Reproduce the listing below exactly, minus its pictures.
— Begin —
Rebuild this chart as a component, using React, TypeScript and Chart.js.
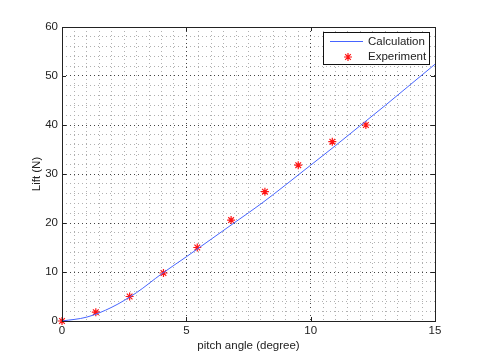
import React, { useEffect, useRef } from "react";
import { Chart, registerables } from "chart.js";

Chart.register(...registerables);

// Calculation curve
const calcAngle = [0, 1, 2, 3, 4, 5, 6, 7, 8, 9, 10, 11, 12, 13, 14, 15];
const calcLift = [0, 0.8, 2.8, 5.8, 9.6, 13.1, 16.7, 20.3, 23.9, 27.8, 31.8, 35.8, 39.9, 44.0, 48.2, 52.4];

// Experiment points
const expAngle = [0, 1.36, 2.72, 4.08, 5.44, 6.8, 8.16, 9.5, 10.87, 12.22];
const expLift = [0, 1.8, 5.0, 9.8, 15.0, 20.6, 26.4, 31.8, 36.6, 40.0];

const xTickLabels = [0, 5, 10, 15];
const yTickLabels = [0, 10, 20, 30, 40, 50, 60];

const seriesNames = ["Calculation", "Experiment"];
const axisTitles = { x: "pitch angle (degree)", y: "Lift (N)" };

const FONT = "'Liberation Sans', Arial, Helvetica, sans-serif";
const TEXT = "#222";
const LINE_COLOR = "rgb(70,100,255)";
const MARK_COLOR = "rgb(255,20,20)";

const framePlugin = {
  id: "frame",
  afterDatasetsDraw(chart: any) {
    const { ctx, chartArea: a, scales } = chart;
    ctx.save();
    ctx.strokeStyle = "#222";
    ctx.lineWidth = 1;
    ctx.strokeRect(Math.round(a.left) + 0.5, Math.round(a.top) + 0.5, Math.round(a.right - a.left), Math.round(a.bottom - a.top));
    const len = 4;
    ctx.beginPath();
    xTickLabels.forEach((v) => {
      const x = Math.round(scales.x.getPixelForValue(v)) + 0.5;
      ctx.moveTo(x, a.bottom);
      ctx.lineTo(x, a.bottom - len);
      ctx.moveTo(x, a.top);
      ctx.lineTo(x, a.top + len);
    });
    yTickLabels.forEach((v) => {
      const y = Math.round(scales.y.getPixelForValue(v)) + 0.5;
      ctx.moveTo(a.left, y);
      ctx.lineTo(a.left + len, y);
      ctx.moveTo(a.right, y);
      ctx.lineTo(a.right - len, y);
    });
    ctx.stroke();
    ctx.restore();
  },
};

const legendPlugin = {
  id: "boxLegend",
  afterDraw(chart: any) {
    const { ctx, chartArea: a } = chart;
    const right = a.right - 6;
    const left = right - 106;
    const top = a.top + 5;
    const h = 32;
    ctx.save();
    ctx.fillStyle = "#fff";
    ctx.fillRect(left, top, right - left, h);
    ctx.strokeStyle = "#111";
    ctx.lineWidth = 1;
    ctx.strokeRect(Math.round(left) + 0.5, Math.round(top) + 0.5, Math.round(right - left), h);
    const ds = chart.data.datasets;
    const row1 = top + 9.5;
    const row2 = top + 25;
    // line sample
    ctx.strokeStyle = ds[0].borderColor;
    ctx.lineWidth = 1;
    ctx.beginPath();
    ctx.moveTo(left + 7, row1);
    ctx.lineTo(left + 40, row1);
    ctx.stroke();
    // star sample
    ctx.strokeStyle = ds[1].borderColor;
    ctx.lineWidth = 1.2;
    const cx = left + 25;
    const r = 4;
    ctx.beginPath();
    for (let i = 0; i < 4; i++) {
      const ang = (Math.PI / 4) * i;
      ctx.moveTo(cx + Math.cos(ang) * r, row2 + Math.sin(ang) * r);
      ctx.lineTo(cx - Math.cos(ang) * r, row2 - Math.sin(ang) * r);
    }
    ctx.stroke();
    ctx.fillStyle = TEXT;
    ctx.font = `11.5px ${FONT}`;
    ctx.textBaseline = "middle";
    ctx.textAlign = "left";
    ctx.fillText(ds[0].label, left + 45, row1);
    ctx.fillText(ds[1].label, left + 45, row2);
    ctx.restore();
  },
};

export default function App() {
  const ref = useRef<HTMLCanvasElement | null>(null);

  useEffect(() => {
    if (!ref.current) return;
    const chart = new Chart(ref.current, {
      type: "scatter",
      data: {
        datasets: [
          {
            label: seriesNames[0],
            data: calcAngle.map((x, i) => ({ x, y: calcLift[i] })),
            showLine: true,
            borderColor: LINE_COLOR,
            backgroundColor: LINE_COLOR,
            borderWidth: 1,
            pointRadius: 0,
            cubicInterpolationMode: "monotone",
          },
          {
            label: seriesNames[1],
            data: expAngle.map((x, i) => ({ x, y: expLift[i] })),
            showLine: false,
            borderColor: MARK_COLOR,
            backgroundColor: MARK_COLOR,
            pointStyle: "star",
            pointRadius: 4,
            borderWidth: 1.2,
            clip: false,
          },
        ],
      },
      options: {
        responsive: false,
        animation: false,
        devicePixelRatio: 1,
        layout: { padding: { left: 0, top: 27, right: 45, bottom: 0 } },
        plugins: {
          legend: { display: false },
          tooltip: { enabled: false },
        },
        scales: {
          x: {
            type: "linear",
            min: 0,
            max: 15,
            afterFit: (s: any) => {
              s.height = 40;
            },
            afterBuildTicks: (s: any) => {
              const t = [];
              for (let i = 0; i <= 30; i++) t.push({ value: i * 0.5 });
              s.ticks = t;
            },
            ticks: {
              autoSkip: false,
              maxRotation: 0,
              padding: 3,
              color: TEXT,
              font: { family: FONT, size: 11.5 },
              callback: (v: any) => (xTickLabels.includes(Number(v)) ? String(v) : ""),
            },
            grid: {
              drawTicks: false,
              tickLength: 0,
              color: (c: any) => (xTickLabels.includes(c.tick?.value) ? "#444" : "#b0b0b0"),
              lineWidth: 1,
            },
            border: { display: false, dash: [1, 3] },
            title: {
              display: true,
              text: axisTitles.x,
              color: TEXT,
              font: { family: FONT, size: 11.5 },
              padding: { top: 0, bottom: 8 },
            },
          },
          y: {
            type: "linear",
            min: 0,
            max: 60,
            afterFit: (s: any) => {
              s.width = 62;
            },
            afterBuildTicks: (s: any) => {
              const t = [];
              for (let i = 0; i <= 30; i++) t.push({ value: i * 2 });
              s.ticks = t;
            },
            ticks: {
              autoSkip: false,
              padding: 4,
              color: TEXT,
              font: { family: FONT, size: 11.5 },
              callback: (v: any) => (yTickLabels.includes(Number(v)) ? String(v) : ""),
            },
            grid: {
              drawTicks: false,
              tickLength: 0,
              color: (c: any) => (yTickLabels.includes(c.tick?.value) ? "#444" : "#b0b0b0"),
              lineWidth: 1,
            },
            border: { display: false, dash: [1, 3] },
            title: {
              display: true,
              text: axisTitles.y,
              color: TEXT,
              font: { family: FONT, size: 11.5 },
              padding: { top: 30, bottom: 0 },
            },
          },
        },
      },
      plugins: [framePlugin, legendPlugin],
    });
    return () => chart.destroy();
  }, []);

  return (
    <div style={{ position: "absolute", left: 0, top: 0, width: 480, height: 361, background: "#fff" }}>
      <canvas ref={ref} width={480} height={361} style={{ width: 480, height: 361, display: "block" }} />
    </div>
  );
}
— End —
» Answer to this problem
Rebuild this chart as a component, using React, TypeScript and Chart.js.
import React, { useEffect, useRef } from "react";
import { Chart, registerables } from "chart.js";

Chart.register(...registerables);

// Calculation curve
const calcAngle = [0, 1, 2, 3, 4, 5, 6, 7, 8, 9, 10, 11, 12, 13, 14, 15];
const calcLift = [0, 0.8, 2.8, 5.8, 9.6, 13.1, 16.7, 20.3, 23.9, 27.8, 31.8, 35.8, 39.9, 44.0, 48.2, 52.4];

// Experiment points
const expAngle = [0, 1.36, 2.72, 4.08, 5.44, 6.8, 8.16, 9.5, 10.87, 12.22];
const expLift = [0, 1.8, 5.0, 9.8, 15.0, 20.6, 26.4, 31.8, 36.6, 40.0];

const xTickLabels = [0, 5, 10, 15];
const yTickLabels = [0, 10, 20, 30, 40, 50, 60];

const seriesNames = ["Calculation", "Experiment"];
const axisTitles = { x: "pitch angle (degree)", y: "Lift (N)" };

const FONT = "'Liberation Sans', Arial, Helvetica, sans-serif";
const TEXT = "#222";
const LINE_COLOR = "rgb(70,100,255)";
const MARK_COLOR = "rgb(255,20,20)";

const framePlugin = {
  id: "frame",
  afterDatasetsDraw(chart: any) {
    const { ctx, chartArea: a, scales } = chart;
    ctx.save();
    ctx.strokeStyle = "#222";
    ctx.lineWidth = 1;
    ctx.strokeRect(Math.round(a.left) + 0.5, Math.round(a.top) + 0.5, Math.round(a.right - a.left), Math.round(a.bottom - a.top));
    const len = 4;
    ctx.beginPath();
    xTickLabels.forEach((v) => {
      const x = Math.round(scales.x.getPixelForValue(v)) + 0.5;
      ctx.moveTo(x, a.bottom);
      ctx.lineTo(x, a.bottom - len);
      ctx.moveTo(x, a.top);
      ctx.lineTo(x, a.top + len);
    });
    yTickLabels.forEach((v) => {
      const y = Math.round(scales.y.getPixelForValue(v)) + 0.5;
      ctx.moveTo(a.left, y);
      ctx.lineTo(a.left + len, y);
      ctx.moveTo(a.right, y);
      ctx.lineTo(a.right - len, y);
    });
    ctx.stroke();
    ctx.restore();
  },
};

const legendPlugin = {
  id: "boxLegend",
  afterDraw(chart: any) {
    const { ctx, chartArea: a } = chart;
    const right = a.right - 6;
    const left = right - 106;
    const top = a.top + 5;
    const h = 32;
    ctx.save();
    ctx.fillStyle = "#fff";
    ctx.fillRect(left, top, right - left, h);
    ctx.strokeStyle = "#111";
    ctx.lineWidth = 1;
    ctx.strokeRect(Math.round(left) + 0.5, Math.round(top) + 0.5, Math.round(right - left), h);
    const ds = chart.data.datasets;
    const row1 = top + 9.5;
    const row2 = top + 25;
    // line sample
    ctx.strokeStyle = ds[0].borderColor;
    ctx.lineWidth = 1;
    ctx.beginPath();
    ctx.moveTo(left + 7, row1);
    ctx.lineTo(left + 40, row1);
    ctx.stroke();
    // star sample
    ctx.strokeStyle = ds[1].borderColor;
    ctx.lineWidth = 1.2;
    const cx = left + 25;
    const r = 4;
    ctx.beginPath();
    for (let i = 0; i < 4; i++) {
      const ang = (Math.PI / 4) * i;
      ctx.moveTo(cx + Math.cos(ang) * r, row2 + Math.sin(ang) * r);
      ctx.lineTo(cx - Math.cos(ang) * r, row2 - Math.sin(ang) * r);
    }
    ctx.stroke();
    ctx.fillStyle = TEXT;
    ctx.font = `11.5px ${FONT}`;
    ctx.textBaseline = "middle";
    ctx.textAlign = "left";
    ctx.fillText(ds[0].label, left + 45, row1);
    ctx.fillText(ds[1].label, left + 45, row2);
    ctx.restore();
  },
};

export default function App() {
  const ref = useRef<HTMLCanvasElement | null>(null);

  useEffect(() => {
    if (!ref.current) return;
    const chart = new Chart(ref.current, {
      type: "scatter",
      data: {
        datasets: [
          {
            label: seriesNames[0],
            data: calcAngle.map((x, i) => ({ x, y: calcLift[i] })),
            showLine: true,
            borderColor: LINE_COLOR,
            backgroundColor: LINE_COLOR,
            borderWidth: 1,
            pointRadius: 0,
            cubicInterpolationMode: "monotone",
          },
          {
            label: seriesNames[1],
            data: expAngle.map((x, i) => ({ x, y: expLift[i] })),
            showLine: false,
            borderColor: MARK_COLOR,
            backgroundColor: MARK_COLOR,
            pointStyle: "star",
            pointRadius: 4,
            borderWidth: 1.2,
            clip: false,
          },
        ],
      },
      options: {
        responsive: false,
        animation: false,
        devicePixelRatio: 1,
        layout: { padding: { left: 0, top: 27, right: 45, bottom: 0 } },
        plugins: {
          legend: { display: false },
          tooltip: { enabled: false },
        },
        scales: {
          x: {
            type: "linear",
            min: 0,
            max: 15,
            afterFit: (s: any) => {
              s.height = 40;
            },
            afterBuildTicks: (s: any) => {
              const t = [];
              for (let i = 0; i <= 30; i++) t.push({ value: i * 0.5 });
              s.ticks = t;
            },
            ticks: {
              autoSkip: false,
              maxRotation: 0,
              padding: 3,
              color: TEXT,
              font: { family: FONT, size: 11.5 },
              callback: (v: any) => (xTickLabels.includes(Number(v)) ? String(v) : ""),
            },
            grid: {
              drawTicks: false,
              tickLength: 0,
              color: (c: any) => (xTickLabels.includes(c.tick?.value) ? "#444" : "#b0b0b0"),
              lineWidth: 1,
            },
            border: { display: false, dash: [1, 3] },
            title: {
              display: true,
              text: axisTitles.x,
              color: TEXT,
              font: { family: FONT, size: 11.5 },
              padding: { top: 0, bottom: 8 },
            },
          },
          y: {
            type: "linear",
            min: 0,
            max: 60,
            afterFit: (s: any) => {
              s.width = 62;
            },
            afterBuildTicks: (s: any) => {
              const t = [];
              for (let i = 0; i <= 30; i++) t.push({ value: i * 2 });
              s.ticks = t;
            },
            ticks: {
              autoSkip: false,
              padding: 4,
              color: TEXT,
              font: { family: FONT, size: 11.5 },
              callback: (v: any) => (yTickLabels.includes(Number(v)) ? String(v) : ""),
            },
            grid: {
              drawTicks: false,
              tickLength: 0,
              color: (c: any) => (yTickLabels.includes(c.tick?.value) ? "#444" : "#b0b0b0"),
              lineWidth: 1,
            },
            border: { display: false, dash: [1, 3] },
            title: {
              display: true,
              text: axisTitles.y,
              color: TEXT,
              font: { family: FONT, size: 11.5 },
              padding: { top: 30, bottom: 0 },
            },
          },
        },
      },
      plugins: [framePlugin, legendPlugin],
    });
    return () => chart.destroy();
  }, []);

  return (
    <div style={{ position: "absolute", left: 0, top: 0, width: 480, height: 361, background: "#fff" }}>
      <canvas ref={ref} width={480} height={361} style={{ width: 480, height: 361, display: "block" }} />
    </div>
  );
}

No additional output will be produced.